Pictures stay out. Extract the lines below from the first one through the line with "const yTicks = [0, 0.25, 0.5, 0.75];", both included.

Data shown:
>> START

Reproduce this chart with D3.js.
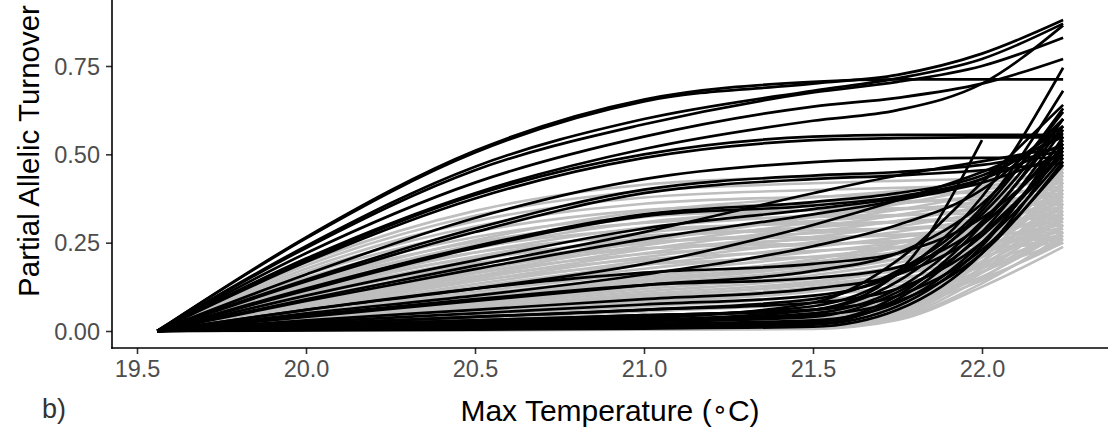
<!DOCTYPE html>
<html>
<head>
<meta charset="utf-8">
<script src="https://cdn.jsdelivr.net/npm/d3@7"></script>
<style>
  html, body { margin: 0; padding: 0; background: #fff; }
  svg { display: block; font-family: "Liberation Sans", Arial, Helvetica, sans-serif; }
</style>
</head>
<body>
<svg id="chart" width="1110" height="446"></svg>
<script>
// Temperatures (°C) at which each turnover spline is sampled
const tempKnots = [19.56, 20.0, 20.5, 21.0, 21.5, 21.75, 22.0, 22.24];

// Axis ticks
const xTicks = [19.5, 20.0, 20.5, 21.0, 21.5, 22.0];
const yTicks = [0, 0.25, 0.5, 0.75];

// Background loci (grey): partial allelic turnover at each knot
const greyTurnover = [
  [0, .193, .340, .414, .437, .444, .451, .46],
  [0, .185, .326, .396, .418, .425, .431, .44],
  [0, .176, .311, .378, .399, .405, .412, .42],
  [0, .168, .296, .360, .380, .386, .392, .40],
  [0, .160, .281, .342, .361, .367, .372, .38],
  [0, .151, .266, .324, .342, .347, .353, .36],
  [0, .143, .252, .306, .323, .328, .333, .34],
  [0, .134, .237, .288, .304, .309, .314, .32],
  [0, .126, .222, .270, .285, .290, .294, .30],
  [0, .118, .207, .252, .266, .270, .274, .28],
  [0, .109, .192, .234, .247, .251, .255, .26],
  [0, .135, .257, .338, .378, .396, .419, .45],
  [0, .129, .245, .323, .361, .378, .400, .43],
  [0, .123, .234, .308, .344, .361, .381, .41],
  [0, .117, .222, .293, .328, .343, .363, .39],
  [0, .111, .211, .278, .311, .326, .344, .37],
  [0, .105, .200, .263, .294, .308, .326, .35],
  [0, .099, .188, .248, .277, .290, .307, .33],
  [0, .093, .177, .233, .260, .273, .288, .31],
  [0, .087, .165, .218, .244, .255, .270, .29],
  [0, .081, .154, .203, .227, .238, .251, .27],
  [0, .075, .143, .188, .210, .220, .233, .25],
  [0, .078, .170, .253, .322, .359, .405, .46],
  [0, .075, .163, .242, .308, .343, .387, .44],
  [0, .071, .155, .231, .294, .328, .370, .42],
  [0, .068, .148, .220, .280, .312, .352, .40],
  [0, .065, .141, .209, .266, .296, .334, .38],
  [0, .061, .133, .198, .252, .281, .317, .36],
  [0, .058, .126, .187, .238, .265, .299, .34],
  [0, .054, .118, .176, .224, .250, .282, .32],
  [0, .051, .111, .165, .210, .234, .264, .30],
  [0, .048, .104, .154, .196, .218, .246, .28],
  [0, .044, .096, .143, .182, .203, .229, .26],
  [0, .045, .099, .153, .203, .248, .324, .45],
  [0, .043, .095, .146, .194, .237, .310, .43],
  [0, .041, .090, .139, .185, .226, .295, .41],
  [0, .039, .086, .133, .176, .215, .281, .39],
  [0, .037, .081, .126, .167, .204, .266, .37],
  [0, .035, .077, .119, .158, .193, .252, .35],
  [0, .033, .073, .112, .149, .182, .238, .33],
  [0, .031, .068, .105, .140, .171, .223, .31],
  [0, .029, .064, .099, .131, .160, .209, .29],
  [0, .027, .059, .092, .122, .149, .194, .27],
  [0, .025, .055, .085, .113, .138, .180, .25],
  [0, .014, .028, .041, .060, .115, .253, .46],
  [0, .013, .026, .040, .057, .110, .242, .44],
  [0, .013, .025, .038, .055, .105, .231, .42],
  [0, .012, .024, .036, .052, .100, .220, .40],
  [0, .011, .023, .034, .049, .095, .209, .38],
  [0, .011, .022, .032, .047, .090, .198, .36],
  [0, .010, .020, .031, .044, .085, .187, .34],
  [0, .010, .019, .029, .042, .080, .176, .32],
  [0, .009, .018, .027, .039, .075, .165, .30],
  [0, .008, .017, .025, .036, .070, .154, .28],
  [0, .008, .016, .023, .034, .065, .143, .26],
  [0, .026, .062, .097, .136, .176, .264, .44],
  [0, .024, .056, .088, .124, .160, .240, .40],
  [0, .022, .050, .079, .112, .144, .216, .36],
  [0, .019, .045, .070, .099, .128, .192, .32],
  [0, .017, .039, .062, .087, .112, .168, .28],
  [0, .015, .035, .055, .078, .100, .150, .25],
  [0, .002, .005, .007, .011, .059, .225, .45],
  [0, .002, .004, .006, .011, .055, .210, .42],
  [0, .002, .004, .006, .010, .051, .195, .39],
  [0, .002, .004, .005, .009, .047, .180, .36],
  [0, .002, .003, .005, .008, .043, .165, .33],
  [0, .002, .003, .005, .008, .039, .150, .30],
  [0, .001, .003, .004, .007, .035, .135, .27],
  [0, .001, .002, .004, .006, .031, .125, .238]
];

// Outlier loci (black): partial allelic turnover at each knot (null = outside range)
const blackTurnover = [
  [0, .265, .510, .655, .705, .712, .712, .712],
  [0, .262, .505, .650, .700, .725, .785, .880],
  [0, .240, .465, .600, .680, .715, .770, .870],
  [0, .235, .455, .585, .675, .705, .750, .830],
  [0, .220, .420, .550, .635, .660, .700, .770],
  [0, .205, .390, .515, .595, .625, .700, .865],
  [0, .200, .385, .500, .550, .555, .555, .555],
  [0, .195, .375, .490, .540, .546, .548, .548],
  [0, .160, .320, .430, .478, .487, .490, .490],
  [0, .145, .290, .400, .440, .450, .470, .510],
  [0, .140, .280, .390, .430, .440, .455, .475],
  [0, .120, .240, .330, .365, .390, .440, .560],
  [0, .115, .235, .325, .355, .380, .430, .530],
  [0, .100, .200, .290, .345, .375, .420, .500],
  [0, .090, .185, .280, .390, .440, .480, .520],
  [0, .085, .175, .260, .330, .370, .430, .580],
  [0, .060, .120, .190, .300, .370, .450, .550],
  [0, .050, .100, .160, .240, .300, .400, .600],
  [0, .040, .085, .130, .170, .220, .360, .620],
  [0, .025, .050, .075, .100, .160, .330, .600],
  [0, .015, .030, .045, .060, .140, .340, .630],
  [0, .010, .020, .030, .050, .120, .310, .580],
  [0, .060, .120, .165, .190, .220, .320, .520],
  [0, .045, .090, .130, .150, .180, .300, .540],
  [0, .005, .010, .015, .025, .100, .300, .600],
  [0, .004, .008, .012, .020, .090, .280, .570],
  [0, .006, .012, .020, .030, .080, .250, .530],
  [0, .003, .006, .010, .018, .070, .240, .550],
  [0, .008, .016, .025, .040, .110, .270, .500],
  [0, .002, .004, .007, .012, .060, .220, .520],
  [0, .010, .020, .030, .045, .085, .220, .480],
  [0, .015, .030, .045, .060, .100, .230, .470],
  [0, .020, .040, .060, .080, .120, .250, .490],
  [0, .030, .060, .090, .120, .160, .280, .510],
  [0, .012, .025, .040, .070, .160, .380, .745],
  [0, .020, .040, .060, .090, .170, .350, .680],
  [0, .008, .016, .030, .060, .165, .540, null],
  [0, .010, .020, .035, .080, .200, .420, .640]
];

const svg = d3.select("#chart");

// Panel bounds
const panelLeft = 112, panelRight = 1108, panelBottom = 348, panelTop = 0;

const x = d3.scaleLinear().domain([19.5, 22.0]).range([137, 982]);
const y = d3.scaleLinear().domain([0, 0.75]).range([331, 66]);

svg.append("defs").append("clipPath").attr("id", "panel")
  .append("rect")
  .attr("x", panelLeft).attr("y", panelTop)
  .attr("width", panelRight - panelLeft).attr("height", panelBottom - panelTop);

const line = d3.line()
  .defined(d => d[1] != null)
  .x(d => x(d[0]))
  .y(d => y(d[1]))
  .curve(d3.curveMonotoneX);

const toPoints = vals => vals.map((v, i) => [tempKnots[i], v]);

const plot = svg.append("g").attr("clip-path", "url(#panel)");

plot.selectAll("path.grey")
  .data(greyTurnover)
  .join("path")
  .attr("class", "grey")
  .attr("d", v => line(toPoints(v)))
  .attr("fill", "none")
  .attr("stroke", "#bebebe")
  .attr("stroke-width", 2.6)
  .attr("stroke-linejoin", "round");

plot.selectAll("path.black")
  .data(blackTurnover)
  .join("path")
  .attr("class", "black")
  .attr("d", v => line(toPoints(v)))
  .attr("fill", "none")
  .attr("stroke", "#000")
  .attr("stroke-width", 2.7)
  .attr("stroke-linejoin", "round");

// Axes (classic theme: lines on left and bottom only)
const xAxis = svg.append("g")
  .attr("transform", `translate(0,${panelBottom})`)
  .call(d3.axisBottom(x).tickValues(xTicks).tickFormat(d3.format(".1f")).tickSize(6).tickPadding(6));
xAxis.select(".domain").remove();

const yAxis = svg.append("g")
  .attr("transform", `translate(${panelLeft},0)`)
  .call(d3.axisLeft(y).tickValues(yTicks).tickFormat(d3.format(".2f")).tickSize(6).tickPadding(6));
yAxis.select(".domain").remove();

[xAxis, yAxis].forEach(g => {
  g.selectAll(".tick line").attr("stroke", "#333").attr("stroke-width", 1.6);
  g.selectAll(".tick text")
    .attr("fill", "#4d4d4d")
    .style("font-size", "23.5px")
    .style("font-family", "'Liberation Sans', Arial, sans-serif");
});
xAxis.selectAll(".tick text").attr("dy", "0.72em");
yAxis.selectAll(".tick text").attr("dy", "0.35em");

svg.append("line")
  .attr("x1", panelLeft).attr("x2", panelLeft)
  .attr("y1", panelTop).attr("y2", panelBottom + 0.8)
  .attr("stroke", "#000").attr("stroke-width", 1.6);
svg.append("line")
  .attr("x1", panelLeft - 0.8).attr("x2", panelRight)
  .attr("y1", panelBottom).attr("y2", panelBottom)
  .attr("stroke", "#000").attr("stroke-width", 1.6);

// Axis titles
const xTitle = svg.append("text")
  .attr("x", (panelLeft + panelRight) / 2)
  .attr("y", 421)
  .attr("text-anchor", "middle")
  .style("font-size", "30px")
  .attr("fill", "#000");
xTitle.append("tspan").text("Max Temperature (");
xTitle.append("tspan").text("\u2218").attr("dy", "-0.12em").style("font-family", "'DejaVu Sans', sans-serif").style("font-size", "26px");
xTitle.append("tspan").text("C)").attr("dy", "0.12em");

svg.append("text")
  .attr("transform", "translate(39,151) rotate(-90)")
  .attr("text-anchor", "middle")
  .style("font-size", "29.5px")
  .attr("fill", "#000")
  .text("Partial Allelic Turnover");

// Panel tag
svg.append("text")
  .attr("x", 42).attr("y", 418)
  .style("font-size", "27px")
  .attr("fill", "#333")
  .text("b)");
</script>
</body>
</html>
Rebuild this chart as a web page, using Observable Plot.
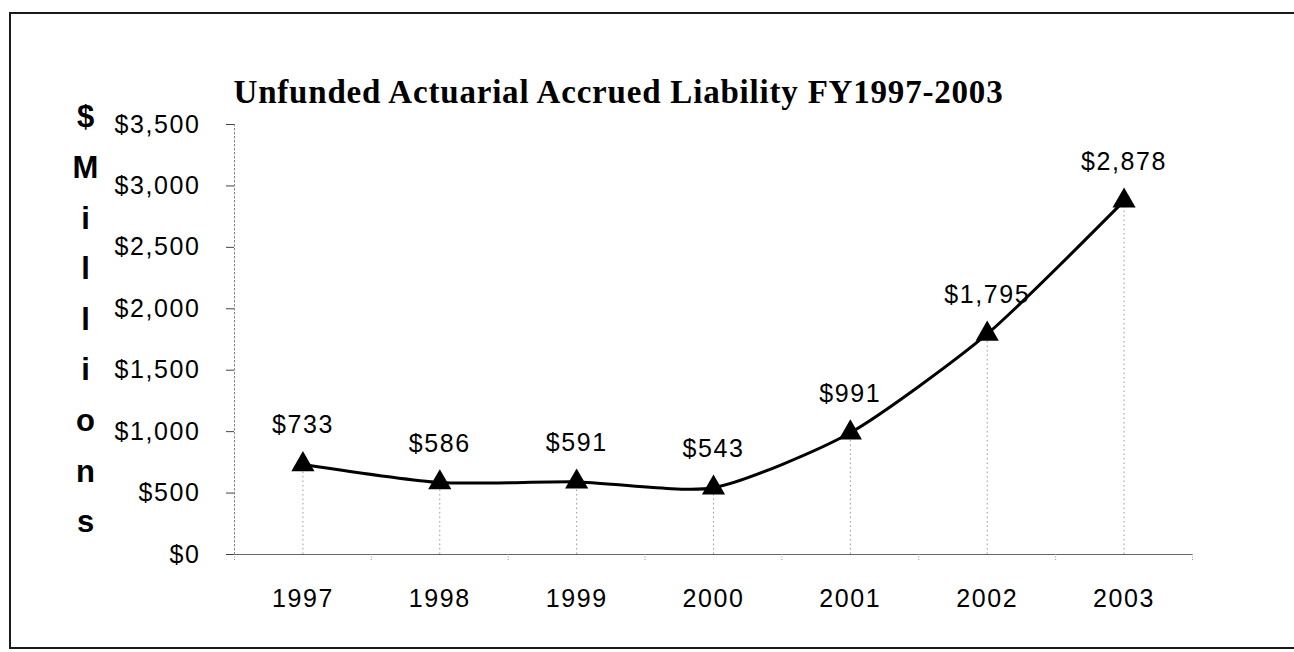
<!DOCTYPE html>
<html>
<head>
<meta charset="utf-8">
<script src="https://cdn.jsdelivr.net/npm/d3@7"></script>
<script src="https://cdn.jsdelivr.net/npm/@observablehq/plot@0.6"></script>
<style>
  html, body { margin: 0; padding: 0; background: #fff; }
  body { width: 1294px; height: 652px; position: relative; overflow: hidden; }
  #frame { position: absolute; left: 9px; top: 12px; width: 1310px; height: 637px; border: 2px solid #1a1a1a; box-sizing: border-box; }
  #chart { position: absolute; left: 0; top: 0; }
  #chart svg text { letter-spacing: 1.6px; }
</style>
</head>
<body>
<div id="frame"></div>
<div id="chart"></div>
<script>
const years = [1997, 1998, 1999, 2000, 2001, 2002, 2003];
const values = [733, 586, 591, 543, 991, 1795, 2878];
const yTicks = [0, 500, 1000, 1500, 2000, 2500, 3000, 3500];
const title = "Unfunded Actuarial Accrued Liability FY1997-2003";
const yLabel = ["$", "M", "i", "l", "l", "i", "o", "n", "s"];

const data = years.map((y, i) => ({year: y, value: values[i]}));
const bounds = [years[0] - 0.5, ...years.map(y => y + 0.5)];
const money = v => "$" + d3.format(",")(v);
const sans = "'Liberation Sans', Arial, Helvetica, sans-serif";

const plot = Plot.plot({
  width: 1294,
  height: 652,
  marginTop: 124,
  marginBottom: 98,
  marginLeft: 234,
  marginRight: 102,
  style: {fontFamily: sans, background: "transparent", color: "#000", overflow: "visible"},
  x: {type: "linear", domain: [bounds[0], bounds[bounds.length - 1]]},
  y: {domain: [0, 3500]},
  marks: [
    Plot.frame({anchor: "left", stroke: "#888", strokeDasharray: "1.5,2.5"}),
    Plot.ruleX(data, {x: "year", y1: 0, y2: "value", stroke: "#999", strokeDasharray: "1.5,3"}),
    Plot.ruleY([0], {stroke: "#666", strokeWidth: 1.2}),
    Plot.axisY({ticks: yTicks, tickFormat: money, tickSize: 8, tickPadding: 26, fontSize: 25, stroke: "#444", label: null}),
    Plot.axisX({ticks: years, tickFormat: d => String(d), tickSize: 0, tickPadding: 35, fontSize: 25, label: null}),
    Plot.axisX({ticks: bounds, tickFormat: () => "", tickSize: 6, stroke: "#999", strokeDasharray: "1,1.5", label: null}),
    Plot.line(data, {x: "year", y: "value", curve: "cardinal", tension: 0.35, stroke: "#000", strokeWidth: 3}),
    Plot.dot(data, {x: "year", y: "value", symbol: "triangle", r: 8.6, fill: "#000", stroke: "none"}),
    Plot.text(data, {x: "year", y: "value", text: d => money(d.value), dy: -39, fontSize: 25, fill: "#000"}),
    Plot.text([yLabel.join("\n")], {frameAnchor: "top-left", dx: -149, dy: -33, lineAnchor: "top", lineHeight: 1.632, textAnchor: "middle", fontSize: 31, fontWeight: "bold", fill: "#000"}),
    Plot.text([title], {frameAnchor: "top-left", dx: -1, dy: -22, lineAnchor: "bottom", textAnchor: "start", fontSize: 33, fontWeight: "bold", fontFamily: "'Liberation Serif', 'Times New Roman', Times, serif", fill: "#000"})
  ]
});

document.getElementById("chart").appendChild(plot);
d3.select(plot).selectAll("text").filter(function() { return this.textContent === title; }).style("letter-spacing", "0.8px");
d3.select(plot).selectAll("text").filter(function() { return this.textContent.startsWith("$M"); }).style("letter-spacing", "0px");
</script>
</body>
</html>
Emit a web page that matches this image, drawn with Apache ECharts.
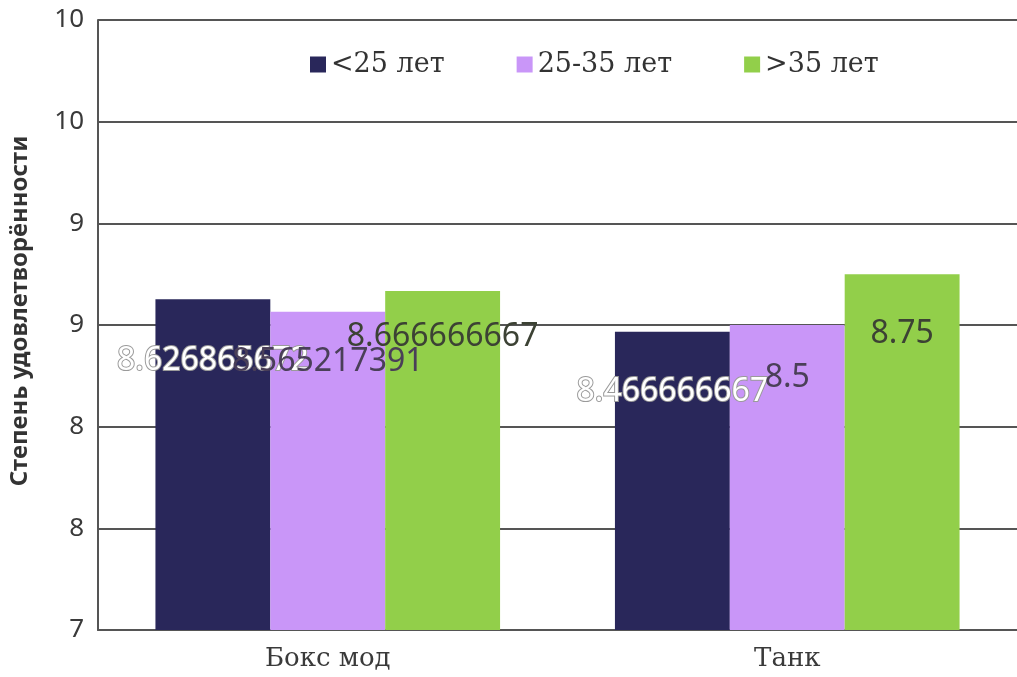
<!DOCTYPE html>
<html><head><meta charset="utf-8">
<script src="https://cdn.jsdelivr.net/npm/echarts@6/dist/echarts.min.js"></script>
<style>html,body{margin:0;padding:0;background:#fff}#c{width:1017px;height:677px}</style>
</head><body><div id="c"></div>
<script>
const categories = ['Бокс мод', 'Танк'];
const seriesNames = ['<25 лет', '25-35 лет', '>35 лет'];
const under25 = [8.626865672, 8.466666667];
const age25to35 = [8.565217391, 8.5];
const over35 = [8.666666667, 8.75];
const yTicks = [7, 7.5, 8, 8.5, 9, 9.5, 10];

const colors = ['#29275a', '#c996f8', '#92cf4a'];
const labelStyles = [
  {color: '#ffffff', textBorderColor: '#9a9a9a', textBorderWidth: 2, offs: [62, 60]},
  {color: '#4a3f58', textBorderWidth: 0, offs: [50, 53]},
  {color: '#3c4234', textBorderWidth: 0, offs: [46, 60]}
];
const values = [under25, age25to35, over35];

const chart = echarts.init(document.getElementById('c'), null, {renderer: 'canvas'});
chart.setOption({
  animation: false,
  backgroundColor: '#fff',
  grid: {left: 97, top: 20, width: 926, height: 610},
  legend: {
    left: 305, top: 46, itemWidth: 16, itemHeight: 16, itemGap: 72,
    icon: 'rect',
    textStyle: {fontFamily: 'DejaVu Serif', fontSize: 27, color: '#333'},
    data: seriesNames
  },
  xAxis: {
    type: 'category', data: categories,
    axisLine: {lineStyle: {color: '#555', width: 2}},
    axisTick: {show: false},
    axisLabel: {fontFamily: 'DejaVu Serif', fontSize: 26, color: '#3a3a3a', margin: 16}
  },
  yAxis: {
    type: 'value', min: yTicks[0], max: yTicks[yTicks.length - 1], interval: 0.5,
    name: 'Степень удовлетворённости', nameLocation: 'middle', nameGap: 66,
    nameTextStyle: {fontFamily: 'Noto Sans', fontWeight: 'bold', fontSize: 24, color: '#333',
      padding: [0, 0, 0, 28]},
    axisLine: {show: true, lineStyle: {color: '#555', width: 2}},
    axisTick: {show: false},
    splitLine: {lineStyle: {color: '#555', width: 2}},
    axisLabel: {fontFamily: 'Noto Sans', fontSize: 26, color: '#3a3a3a', margin: 14,
      formatter: v => String(Math.round(v))}
  },
  series: values.map((vals, i) => ({
    type: 'bar', name: seriesNames[i],
    barGap: '0%', barCategoryGap: '25%',
    itemStyle: {color: colors[i]},
    data: vals.map((v, j) => ({
      value: v,
      label: {
        show: true,
        position: ['50%', labelStyles[i].offs[j]],
        align: 'center', verticalAlign: 'middle',
        fontFamily: 'Noto Sans', fontSize: 32,
        color: labelStyles[i].color,
        textBorderColor: labelStyles[i].textBorderColor,
        textBorderWidth: labelStyles[i].textBorderWidth,
        formatter: p => String(p.value)
      }
    }))
  }))
});
</script></body></html>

>> END

Solution for this problem:
Reproduce this chart with D3.js.
<!DOCTYPE html>
<html>
<head>
<meta charset="utf-8">
<script src="https://cdn.jsdelivr.net/npm/d3@7"></script>
<style>
  html, body { margin: 0; padding: 0; background: #fff; }
  svg { display: block; font-family: "Liberation Sans", Arial, Helvetica, sans-serif; }
</style>
</head>
<body>
<svg id="chart" width="1110" height="446"></svg>
<script>
// Temperatures (°C) at which each turnover spline is sampled
const tempKnots = [19.56, 20.0, 20.5, 21.0, 21.5, 21.75, 22.0, 22.24];

// Axis ticks
const xTicks = [19.5, 20.0, 20.5, 21.0, 21.5, 22.0];
const yTicks = [0, 0.25, 0.5, 0.75];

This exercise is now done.